L’impact de la loi européenne sur l’utilisation de l’intelligence artificielle
Le projet de loi sur l’IA, qui réglemente notamment la reconnaissance faciale, ne fait pas l’unanimité dans l’Union européenne. Si cette loi est adoptée, les capacités de surveillance des États membres s’en verront considérablement renforcées.
Les débats sur la surveillance biométrique sont de retour. En décembre 2023, l’UE s’est enfin mise d’accord sur des règles et des directives pour l’utilisation de l’intelligence artificielle dans le cadre de la loi sur l’IA. Le thème de la surveillance biométrique est souvent revenu dans les négociations. Les États membres prônaient une plus grande souveraineté dans leur mise en œuvre de la reconnaissance faciale que dans la proposition initiale du Parlement européen. Après de longues discussions, ils ont obtenu gain de cause.
Les États s’opposent à l’interdiction
Les députées européennes et députés européens voulaient interdire la surveillance biométrique à distance en temps réel. De leur point de vue, cette technologie est dangereuse. De fait, la comparaison d’images de caméras avec des images enregistrées revient à faire de la surveillance de masse dans l’espace public. Pour leur part, les États membres ont plaidé pour que la technologie soit autorisée dans des cas exceptionnels, par exemple, en cas de risque prévisible d’attentat terroriste. Cette demande a été acceptée.
Les États membres sont en outre parvenus à obtenir le droit de surveillance biométrique à distance a posteriori. Ainsi, les autorités seraient autorisées à y recourir lorsqu’il s’agit de cibler « une personne condamnée ou soupçonnée d’avoir commis un crime grave ». Le Conseil des ministres n’a toutefois pas mentionné cette disposition spécifique dans son communiqué de presse.

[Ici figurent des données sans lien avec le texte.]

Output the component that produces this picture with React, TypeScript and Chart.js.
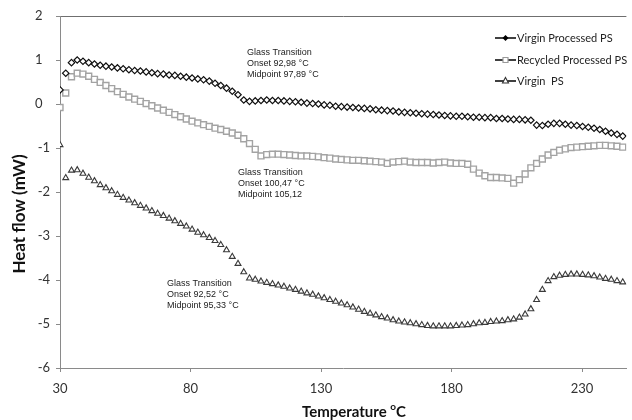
import React, { useEffect, useRef } from "react";
import { Chart, registerables } from "chart.js";

Chart.register(...registerables);

// Temperature (°C) of every sample
const temperatures = [
  30.0, 32.2, 34.4, 36.6, 38.8, 41.0, 43.2, 45.4, 47.6, 49.8,
  52.0, 54.2, 56.4, 58.6, 60.8, 63.0, 65.2, 67.4, 69.6, 71.8,
  74.0, 76.2, 78.4, 80.6, 82.8, 85.0, 87.2, 89.4, 91.6, 93.8,
  96.0, 98.2, 100.4, 102.6, 104.8, 107.0, 109.2, 111.4, 113.6, 115.8,
  118.0, 120.2, 122.4, 124.6, 126.8, 129.0, 131.2, 133.4, 135.6, 137.8,
  140.0, 142.2, 144.4, 146.6, 148.8, 151.0, 153.2, 155.4, 157.6, 159.8,
  162.0, 164.2, 166.4, 168.6, 170.8, 173.0, 175.2, 177.4, 179.6, 181.8,
  184.0, 186.2, 188.4, 190.6, 192.8, 195.0, 197.2, 199.4, 201.6, 203.8,
  206.0, 208.2, 210.4, 212.6, 214.8, 217.0, 219.2, 221.4, 223.6, 225.8,
  228.0, 230.2, 232.4, 234.6, 236.8, 239.0, 241.2, 243.4, 245.6,
];

// Heat flow (mW)
const virginProcessedPS = [
  0.32, 0.70, 0.94, 1.00, 0.97, 0.94, 0.91, 0.88, 0.86, 0.84,
  0.82, 0.80, 0.78, 0.76, 0.75, 0.73, 0.71, 0.69, 0.68, 0.66,
  0.65, 0.63, 0.61, 0.59, 0.57, 0.55, 0.52, 0.47, 0.42, 0.36,
  0.29, 0.21, 0.09, 0.06, 0.07, 0.08, 0.09, 0.08, 0.08, 0.07,
  0.06, 0.05, 0.04, 0.02, 0.01, 0.00, -0.02, -0.03, -0.05, -0.06,
  -0.07, -0.08, -0.09, -0.10, -0.11, -0.13, -0.14, -0.15, -0.16, -0.18,
  -0.19, -0.20, -0.21, -0.22, -0.23, -0.24, -0.25, -0.26, -0.27, -0.28,
  -0.28, -0.29, -0.30, -0.30, -0.31, -0.31, -0.33, -0.33, -0.34, -0.35,
  -0.35, -0.36, -0.37, -0.48, -0.49, -0.46, -0.44, -0.44, -0.46, -0.48,
  -0.49, -0.51, -0.53, -0.55, -0.58, -0.62, -0.66, -0.69, -0.73,
];

const recycledProcessedPS = [
  -0.08, 0.25, 0.62, 0.70, 0.68, 0.63, 0.56, 0.49, 0.42, 0.35,
  0.28, 0.22, 0.16, 0.11, 0.06, 0.01, -0.04, -0.09, -0.14, -0.19,
  -0.24, -0.29, -0.34, -0.39, -0.43, -0.47, -0.51, -0.55, -0.58, -0.62,
  -0.66, -0.71, -0.79, -0.90, -1.03, -1.18, -1.15, -1.14, -1.14, -1.15,
  -1.16, -1.17, -1.18, -1.18, -1.19, -1.20, -1.22, -1.23, -1.25, -1.26,
  -1.27, -1.28, -1.28, -1.29, -1.30, -1.31, -1.32, -1.35, -1.32, -1.31,
  -1.30, -1.32, -1.33, -1.33, -1.33, -1.34, -1.33, -1.32, -1.34, -1.35,
  -1.35, -1.37, -1.48, -1.57, -1.63, -1.67, -1.67, -1.68, -1.69, -1.80,
  -1.72, -1.59, -1.45, -1.35, -1.25, -1.16, -1.10, -1.05, -1.02, -0.99,
  -0.98, -0.97, -0.96, -0.95, -0.94, -0.94, -0.95, -0.96, -0.98,
];

const virginPS = [
  -0.93, -1.68, -1.51, -1.50, -1.58, -1.67, -1.75, -1.84, -1.91, -1.98,
  -2.06, -2.13, -2.19, -2.25, -2.31, -2.37, -2.43, -2.49, -2.54, -2.60,
  -2.66, -2.72, -2.78, -2.85, -2.92, -2.98, -3.04, -3.11, -3.20, -3.32,
  -3.47, -3.63, -3.82, -3.96, -3.99, -4.03, -4.06, -4.09, -4.12, -4.15,
  -4.19, -4.22, -4.26, -4.30, -4.33, -4.37, -4.41, -4.45, -4.49, -4.53,
  -4.57, -4.62, -4.67, -4.72, -4.76, -4.80, -4.84, -4.87, -4.91, -4.94,
  -4.96, -4.98, -5.00, -5.02, -5.04, -5.05, -5.05, -5.05, -5.05, -5.04,
  -5.03, -5.02, -5.00, -4.98, -4.97, -4.95, -4.94, -4.93, -4.91, -4.89,
  -4.85, -4.78, -4.66, -4.45, -4.22, -4.02, -3.93, -3.90, -3.88, -3.87,
  -3.87, -3.88, -3.89, -3.91, -3.94, -3.97, -3.99, -4.02, -4.05,
];

const xTicks = [30, 80, 130, 180, 230];

const seriesNames = ["Virgin Processed PS", "Recycled Processed PS", "Virgin  PS"];

const transitionNotes = [
  ["Glass Transition", "Onset 92,98 °C", "Midpoint 97,89 °C"],
  ["Glass Transition", "Onset 100,47 °C", "Midpoint 105,12"],
  ["Glass Transition", "Onset 92,52 °C", "Midpoint 95,33 °C"],
];

const yTitle = "Heat flow (mW)";
const xTitle = "Temperature";

const toPoints = (values: number[]) => temperatures.map((t, i) => ({ x: t, y: values[i] }));

const AXIS_GREY = "#8a8a8a";
const TEXT_DARK = "#333333";

function drawMarker(ctx: CanvasRenderingContext2D, style: string, x: number, y: number) {
  ctx.beginPath();
  if (style === "diamond") {
    ctx.moveTo(x, y - 3);
    ctx.lineTo(x + 3, y);
    ctx.lineTo(x, y + 3);
    ctx.lineTo(x - 3, y);
    ctx.closePath();
    ctx.fillStyle = "#000";
    ctx.fill();
  } else if (style === "square") {
    ctx.rect(x - 2.5, y - 2.5, 5, 5);
    ctx.fillStyle = "#fff";
    ctx.fill();
    ctx.strokeStyle = "#999";
    ctx.lineWidth = 1.2;
    ctx.stroke();
  } else {
    ctx.moveTo(x, y - 3.5);
    ctx.lineTo(x + 3, y + 2);
    ctx.lineTo(x - 3, y + 2);
    ctx.closePath();
    ctx.fillStyle = "#fff";
    ctx.fill();
    ctx.strokeStyle = "#333";
    ctx.lineWidth = 1.1;
    ctx.stroke();
  }
}

// Legend, transition notes and axis titles
const overlayPlugin = {
  id: "overlay",
  afterDraw(chart: any) {
    const ctx: CanvasRenderingContext2D = chart.ctx;
    ctx.save();

    // legend inside the plot, top right
    const markerStyles = ["diamond", "square", "triangle"];
    const legendY = [38, 60, 81];
    seriesNames.forEach((name, i) => {
      const y = legendY[i];
      ctx.beginPath();
      ctx.moveTo(495, y);
      ctx.lineTo(516, y);
      ctx.strokeStyle = "#111";
      ctx.lineWidth = 1.6;
      ctx.stroke();
      drawMarker(ctx, markerStyles[i], 505.5, y);
      ctx.fillStyle = "#222";
      ctx.font = "11px Lato";
      ctx.textBaseline = "middle";
      ctx.textAlign = "left";
      ctx.fillText(name, 517, y);
    });

    // glass transition notes
    const notePos = [
      [247, 53],
      [238, 173],
      [167, 284],
    ];
    ctx.font = "9px 'Liberation Sans'";
    ctx.fillStyle = "#1c1c1c";
    ctx.textBaseline = "middle";
    transitionNotes.forEach((lines, i) => {
      lines.forEach((line, j) => {
        ctx.fillText(line, notePos[i][0], notePos[i][1] + j * 11);
      });
    });

    // y axis title
    ctx.save();
    ctx.translate(20, 214);
    ctx.rotate(-Math.PI / 2);
    ctx.font = "bold 17px Lato";
    ctx.fillStyle = "#111";
    ctx.textAlign = "center";
    ctx.textBaseline = "middle";
    ctx.fillText(yTitle, 0, 0);
    ctx.restore();

    // x axis title with superscript degree mark
    ctx.font = "bold 15px Lato";
    const wMain = ctx.measureText(xTitle + " ").width;
    const wC = ctx.measureText("C").width;
    ctx.font = "bold 10px Lato";
    const wO = ctx.measureText("o").width;
    const total = wMain + wO + wC;
    let x = 354 - total / 2;
    ctx.fillStyle = "#111";
    ctx.textAlign = "left";
    ctx.textBaseline = "alphabetic";
    ctx.font = "bold 15px Lato";
    ctx.fillText(xTitle + " ", x, 417);
    x += wMain;
    ctx.font = "bold 10px Lato";
    ctx.fillText("o", x, 410);
    x += wO;
    ctx.font = "bold 15px Lato";
    ctx.fillText("C", x, 417);

    ctx.restore();
  },
};

export default function App() {
  const canvasRef = useRef<HTMLCanvasElement | null>(null);

  useEffect(() => {
    if (!canvasRef.current) return;
    const chart = new Chart(canvasRef.current, {
      type: "scatter",
      data: {
        datasets: [
          {
            label: seriesNames[0],
            data: toPoints(virginProcessedPS),
            pointStyle: "rectRot",
            pointRadius: 3.2,
            borderColor: "#111",
            backgroundColor: "#fff",
            borderWidth: 1.2,
            showLine: false,
          },
          {
            label: seriesNames[1],
            data: toPoints(recycledProcessedPS),
            pointStyle: "rect",
            pointRadius: 4.2,
            borderColor: "#a3a3a3",
            backgroundColor: "#fff",
            borderWidth: 1.4,
            showLine: false,
          },
          {
            label: seriesNames[2],
            data: toPoints(virginPS),
            pointStyle: "triangle",
            pointRadius: 3.4,
            borderColor: "#3a3a3a",
            backgroundColor: "#fff",
            borderWidth: 1.1,
            showLine: false,
          },
        ],
      },
      options: {
        animation: false,
        responsive: false,
        devicePixelRatio: 1,
        layout: { padding: { top: 16, right: 0, left: 0, bottom: 0 } },
        plugins: {
          legend: { display: false },
          tooltip: { enabled: false },
        },
        scales: {
          x: {
            type: "linear",
            min: 30,
            max: 247,
            afterBuildTicks: (scale: any) => {
              scale.ticks = xTicks.map((v) => ({ value: v }));
            },
            afterFit: (scale: any) => {
              scale.height = 52;
            },
            ticks: {
              font: { family: "Lato", size: 13 },
              color: TEXT_DARK,
              padding: 9,
              maxRotation: 0,
            },
            grid: {
              drawOnChartArea: false,
              tickLength: 4,
              tickColor: AXIS_GREY,
            },
            border: { color: AXIS_GREY, width: 1 },
          },
          y: {
            min: -6,
            max: 2,
            ticks: {
              stepSize: 1,
              font: { family: "Lato", size: 13 },
              color: TEXT_DARK,
              padding: 6,
              callback: (v: any) => (Number(v) >= 0 ? String(v) + "\u2007" : String(v)),
            },
            afterFit: (scale: any) => {
              scale.width = 60;
            },
            grid: {
              color: (c: any) => (c.tick && c.tick.value === 2 ? "#6f6f6f" : "rgba(0,0,0,0)"),
              tickLength: 4,
              tickColor: AXIS_GREY,
            },
            border: { color: AXIS_GREY, width: 1 },
          },
        },
      },
      plugins: [overlayPlugin],
    });
    return () => chart.destroy();
  }, []);

  return (
    <div style={{ position: "absolute", left: 0, top: 0, width: 632, height: 420, background: "#fff" }}>
      <canvas ref={canvasRef} width={632} height={420} style={{ display: "block" }} />
    </div>
  );
}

Encore un coup dur pour la réglementation
Cette semaine, la présidence du Conseil a présenté un nouveau projet de loi pour minimiser les restrictions en cas d’identification biométrique a posteriori. Dans cette proposition, la liste des infractions justifiant le recours à l’identification biométrique a tout bonnement été supprimée pour laisser la place à une formulation plus vague. Conformément à l’article 29a du règlement, une autorité de sécurité n’est pas autorisée à utiliser l’IA « en l’absence de lien avec une infraction (...) ».
Le délai d’autorisation judiciaire a également été allongé à 48 heures après le début de la comparaison des données dans le cadre d’une identification à distance. De plus, le projet de loi comporte de nombreuses exceptions dont la formulation est floue. Dans certains cas, les autorités peuvent même lancer une comparaison de données sans l’autorisation de juges, notamment s’il s’agit d’une identification initiale de personnes suspectes potentielles et que ce soupçon est basé sur des faits objectifs et vérifiables en lien direct avec une infraction. Concrètement, les personnes chargées de l’enquête sont libres d’utiliser cet outil comme elles l’entendent.
Crainte d’une utilisation disproportionnée
Le projet de loi fait l’objet de critiques considérables. La députée européenne Svenja Hahn s’est notamment exprimée auprès de la plateforme germanophone Netzpolitik.org, militante pour les libertés civiles. Elle cite le manque de traçabilité pour savoir à partir de quand une évaluation de ces données est considérée comme a posteriori. Il peut s’agir de quelques minutes, ce qui n’est guère différent de la surveillance en temps réel, qui est interdite.
En outre, la suppression de la liste des infractions pénales pose problème. Sans elle, même les infractions mineures peuvent justifier le recours à la reconnaissance faciale. Ceci concerne également les infractions spécifiques à chaque pays, comme l’IVG en Pologne, comme cela a été relevé par Ella Jakubowska, représentante de l’organisation de défense des droits civils EDRi. La porte sera alors ouverte à la surveillance biométrique des manifestations par les autorités au moindre doute, autrement dit tout le temps.
Les différentes parties sont encore en discussion à ce sujet. Le projet de loi devrait être prêt fin janvier et soumis au vote en février, ce qui laisse peu de temps pour procéder à d’éventuelles modifications. Par conséquent, le texte actuel a peu de chances d’évoluer.